Indemnisation des congés parentaux, pénurie de solutions de garde, déficit de prévention de l’infertilité, interruption d’activité professionnelle, impacts des restes à charge…
Face aux multiples contraintes familiales soulevées lors de cette Conférence nationale, la remise du rapport « Renforcer le modèle français de conciliation entre vie des enfants, vie des parents et vie des entreprises » de Chrystel Heydemann (chef d’entreprise) et Julien Damon (sociologue), permet de dresser plusieurs préconisations, parmi lesquelles une « harmonisation de l’ensemble des congés familiaux », une réforme de la Prestation partagée d’éducation du jeune enfant (PreParE) ou encore un « droit opposable à un mode d’accueil ».
Sur le plan du rééquilibrage de l’offre d’accueil justement, la recherche d’un mode de garde reste un « parcours du combattant » pour 60% des parents relève une enquête de l’Unaf et près de 4 enfants sur 10 ne pourraient pas bénéficier d’un accueil formel. Isabelle Sancerni, présidente de la Caisse Nationale des Allocations familiales (CNAF) en a profité pour rappeler la plus-value des Relais petite enfance (REP) dans leurs missions d’information et d’accompagnement des familles et annoncé l’adoption d’un financement additionnel et un nouveau référentiel pour traduire l’élargissement de leurs missions.
Investir au moment où se forment les inégalités futures
Entre autres chiffres, on retiendra celui des 3 millions d’enfants qui continuent de vivre sous le seuil de pauvreté, issus le plus souvent de familles monoparentales et de familles nombreuses.
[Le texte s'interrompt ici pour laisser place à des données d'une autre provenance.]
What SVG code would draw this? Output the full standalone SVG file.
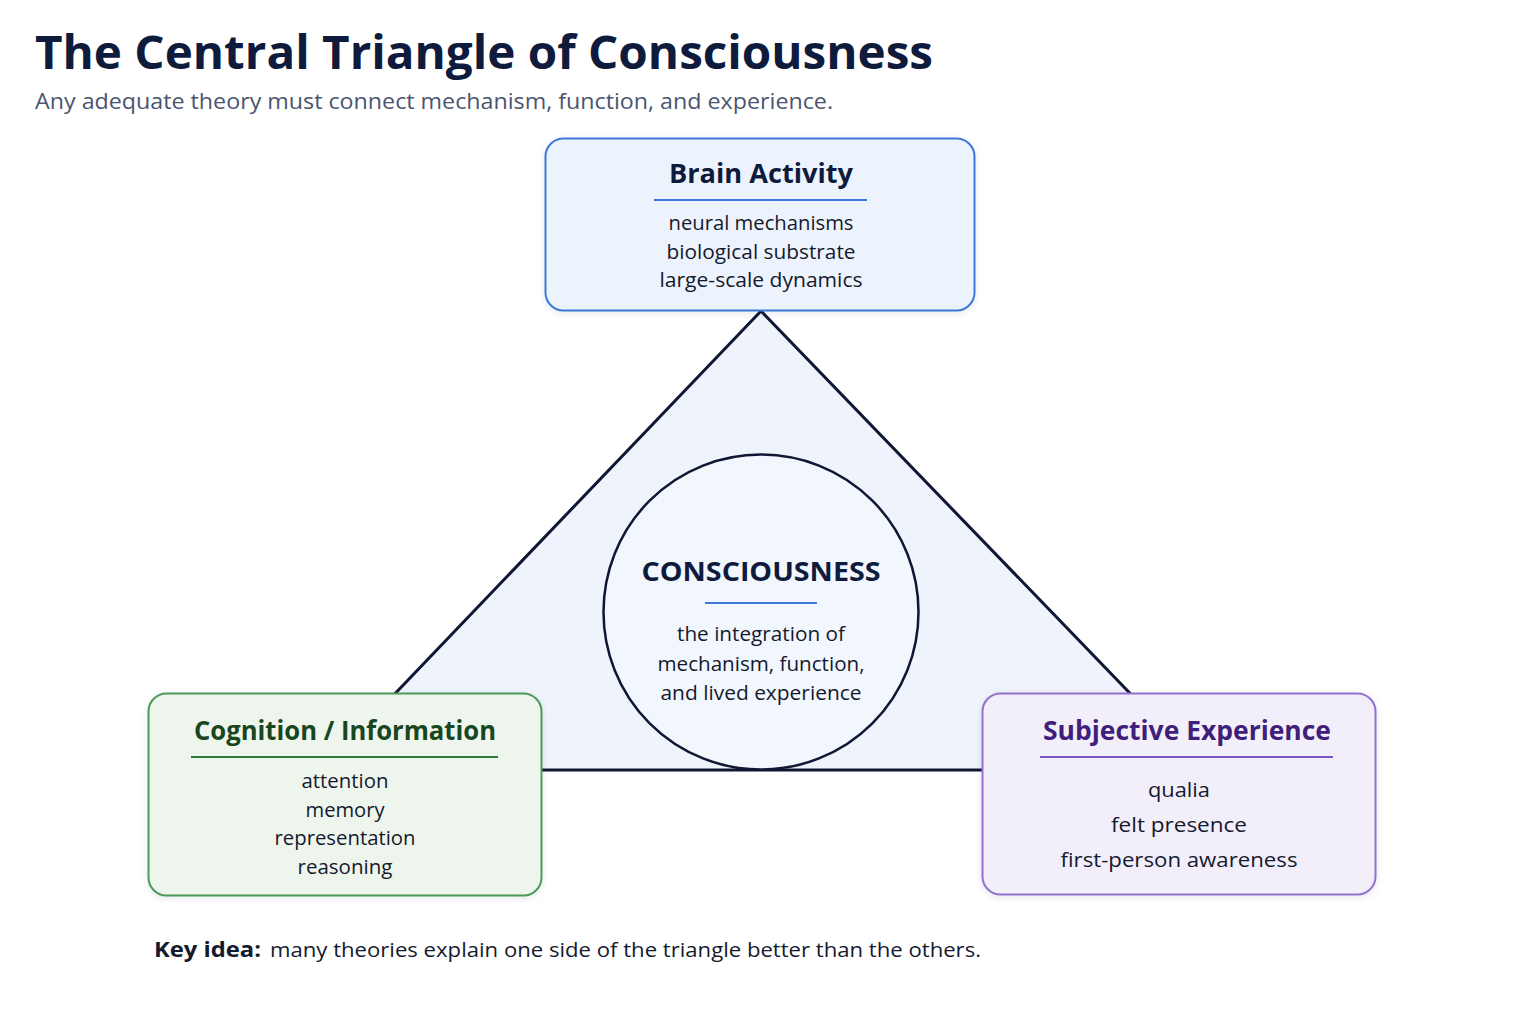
<svg xmlns="http://www.w3.org/2000/svg" width="1536" height="1024" viewBox="0 0 1536 1024">
<defs>
<style>
text{font-family:"Open Sans","Noto Sans","Liberation Sans",sans-serif;}
.title{font-size:46px;font-weight:700;fill:#0f1b3d;}
.sub{font-size:21.5px;fill:#4a5570;}
.head{font-size:26px;font-weight:700;text-anchor:middle;}
.item{font-size:20px;fill:#141a2e;text-anchor:middle;}
.key{font-size:20.5px;fill:#141a2e;}
.edge{fill:none;stroke:#0f1733;stroke-width:3;stroke-linejoin:round;}
</style>
<filter id="sh" x="-10%" y="-10%" width="120%" height="130%">
<feDropShadow dx="0" dy="2" stdDeviation="3" flood-color="#1a2a50" flood-opacity="0.10"/>
</filter>
</defs>
<rect width="1536" height="1024" fill="#ffffff"/>
<text class="title" x="35" y="69" textLength="898" lengthAdjust="spacingAndGlyphs">The Central Triangle of Consciousness</text>
<text class="sub" x="35" y="109" textLength="798" lengthAdjust="spacingAndGlyphs">Any adequate theory must connect mechanism, function, and experience.</text>

<g id="connectors">
<polygon points="761,311 322,770 1204,770" fill="#eff4fc" stroke="none"/>
<polyline class="edge" points="761,311 322,770 1204,770 761,311"/>
</g>

<g id="consciousness">
<circle cx="761" cy="612" r="157.5" fill="#f2f6fd" stroke="#0f1733" stroke-width="2.5"/>
<text class="head" x="761" y="581" style="fill:#0f1b3d" textLength="239" lengthAdjust="spacingAndGlyphs">CONSCIOUSNESS</text>
<line x1="705" y1="603" x2="817" y2="603" stroke="#3b78d8" stroke-width="2"/>
<text class="item" x="761" y="641" textLength="168" lengthAdjust="spacingAndGlyphs">the integration of</text>
<text class="item" x="761" y="671" textLength="207" lengthAdjust="spacingAndGlyphs">mechanism, function,</text>
<text class="item" x="761" y="700" textLength="201" lengthAdjust="spacingAndGlyphs">and lived experience</text>
</g>

<g id="brain">
<rect x="545.5" y="138.5" width="429" height="172" rx="18" fill="#edf3fd" stroke="#3b78d8" stroke-width="2" filter="url(#sh)"/>
<text class="head" x="761" y="183" style="fill:#0f1b3d" textLength="184" lengthAdjust="spacingAndGlyphs">Brain Activity</text>
<line x1="654" y1="200" x2="867" y2="200" stroke="#3b78d8" stroke-width="2"/>
<text class="item" x="761" y="230" textLength="185" lengthAdjust="spacingAndGlyphs">neural mechanisms</text>
<text class="item" x="761" y="259" textLength="189" lengthAdjust="spacingAndGlyphs">biological substrate</text>
<text class="item" x="761" y="287" textLength="203" lengthAdjust="spacingAndGlyphs">large-scale dynamics</text>
</g>

<g id="cognition">
<rect x="148.5" y="693.5" width="393" height="202" rx="18" fill="#eef5ec" stroke="#4c9a5b" stroke-width="2" filter="url(#sh)"/>
<text class="head" x="345" y="740" style="fill:#17461f" textLength="302" lengthAdjust="spacingAndGlyphs">Cognition / Information</text>
<line x1="191" y1="757" x2="498" y2="757" stroke="#2e7a3c" stroke-width="2"/>
<text class="item" x="345" y="788" textLength="87" lengthAdjust="spacingAndGlyphs">attention</text>
<text class="item" x="345" y="817" textLength="79" lengthAdjust="spacingAndGlyphs">memory</text>
<text class="item" x="345" y="845" textLength="141" lengthAdjust="spacingAndGlyphs">representation</text>
<text class="item" x="345" y="874" textLength="95" lengthAdjust="spacingAndGlyphs">reasoning</text>
</g>

<g id="subjective">
<rect x="982.5" y="693.5" width="393" height="201" rx="18" fill="#f2eefa" stroke="#9370cf" stroke-width="2" filter="url(#sh)"/>
<text class="head" x="1187" y="740" style="fill:#3f1f7a" textLength="288" lengthAdjust="spacingAndGlyphs">Subjective Experience</text>
<line x1="1040" y1="757" x2="1333" y2="757" stroke="#7a55c0" stroke-width="2"/>
<text class="item" x="1179" y="797" textLength="62" lengthAdjust="spacingAndGlyphs">qualia</text>
<text class="item" x="1179" y="832" textLength="136" lengthAdjust="spacingAndGlyphs">felt presence</text>
<text class="item" x="1179" y="867" textLength="237" lengthAdjust="spacingAndGlyphs">first-person awareness</text>
</g>

<text class="key" x="154" y="957" font-weight="700" fill="#0f1b3d" textLength="107" lengthAdjust="spacingAndGlyphs">Key idea:</text>
<text class="key" x="270" y="957" textLength="711" lengthAdjust="spacingAndGlyphs">many theories explain one side of the triangle better than the others.</text>
</svg>
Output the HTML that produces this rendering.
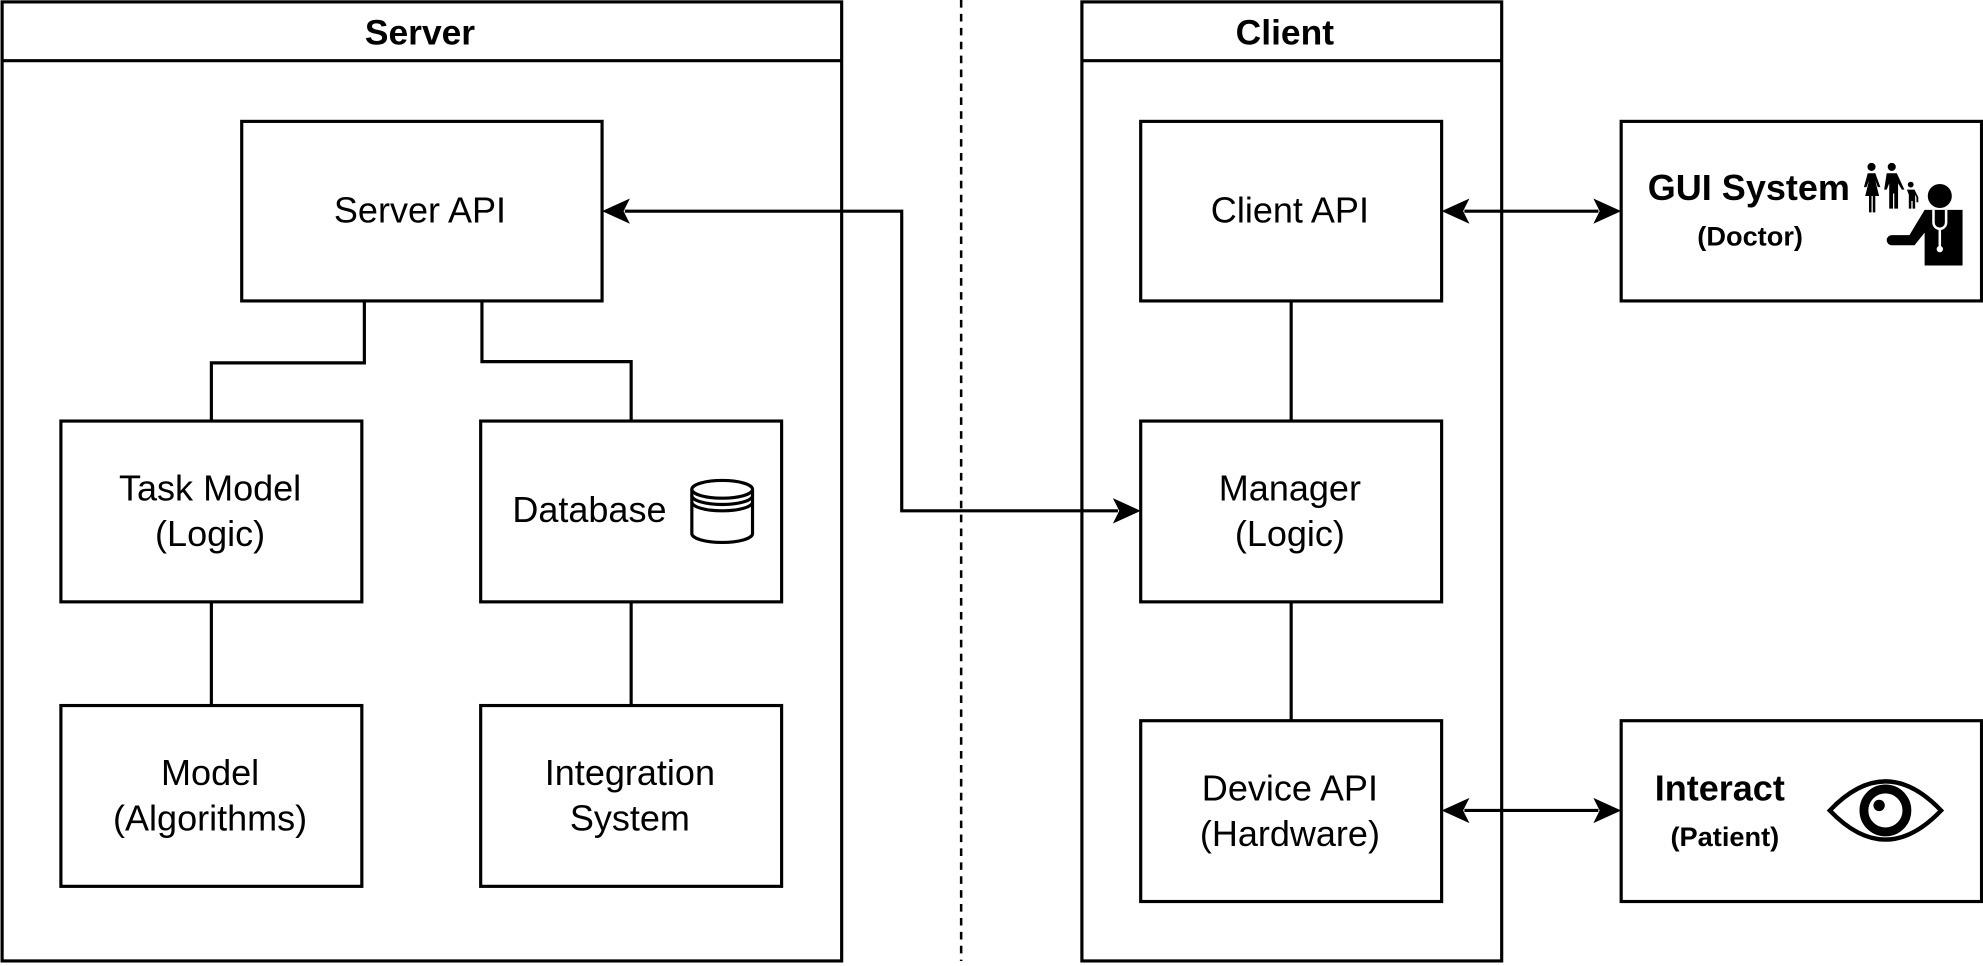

La part des familles monoparentales augmente depuis 30 ans et concerne près d’une famille sur quatre.
Les conditions de vie de ces familles sont plus difficiles, en particulier vis-à-vis du logement, de l’accès au crédit, ou à l’emploi. Les mesures enclenchées pour venir en aide à ces familles résident, entre autre, dans le déploiement des Crèches à vocation d’insertion professionnelle (Avip) (qui souffrent néanmoins d’une coordination insuffisante avec Pôle emploi), les petits déjeuners gratuits à l’école ou encore dans le service de l’ARIPA dédié au recouvrement des pensions alimentaires (systématisé à toutes les pensions d’ici 2023) pour prévenir les impayés qui représente 18% du revenu disponible des familles monoparentales.
Parce que les parents précaires sont plus nombreux à exercer des postes à horaires atypiques, la Conférence Nationale a également donné lieu à la remise d’un « Tour de France des solutions d’accueil en horaires atypiques » réalisé par la Fédération nationale de la Mutualité Française. L’outil, destiné aux décideurs locaux, rassemble un ensemble de solutions pour mieux répondre aux contraintes de certains parents travaillant tôt le matin ou tard le soir.
Et sur le plan des initiatives inspirantes, celles de la Ville de Clichy-sous-Bois, qui comme le CCAS de Matoury (Guyane), participe à la démarche « Accueil pour tous » lancée par la Délégation interministérielle de prévention et de lutte contre la pauvreté. Pour remédier à l’isolement, l’édile évoque la mise en place d’équipes pluridisciplinaires se rendant au domicile des familles, au contact direct des parents, pour aller au-devant de leurs besoins et leur proposer des solutions sur mesure. De l’intervention du Maire de Clichy-sous-Bois, on retiendra notamment :
- la nécessité d’une volonté forte des élus locaux et de leurs partenaires (Conseil départemental, ARS, CAF) sur le déploiement d’actions innovantes, en particulier sur les communes les moins développées économiquement ;
- l’intérêt des démarches d’analyse et de réflexion stratégiques (telles que les ABS) encouragées par les Conventions territoriales globales (CTG) ;
- des professionnels formés aux questions de psychologie, de petite enfance, d’accompagnement social, de repérage des vulnérabilités ;
- la réservation de places d’accueil prioritaires aux bénéfices des familles en difficulté ;
- l’instauration de démarches d’innovation éducative, à travers la création d’un pôle éducatif favorisant les passerelles entre l’accueil collectif/individuel et l’entrée en maternelle ;
- une sécurisation des financements des collectivités (ceux ponctuels accordés dans le cadre des appels à projet n’assurant pas la pérennité des actions engagées).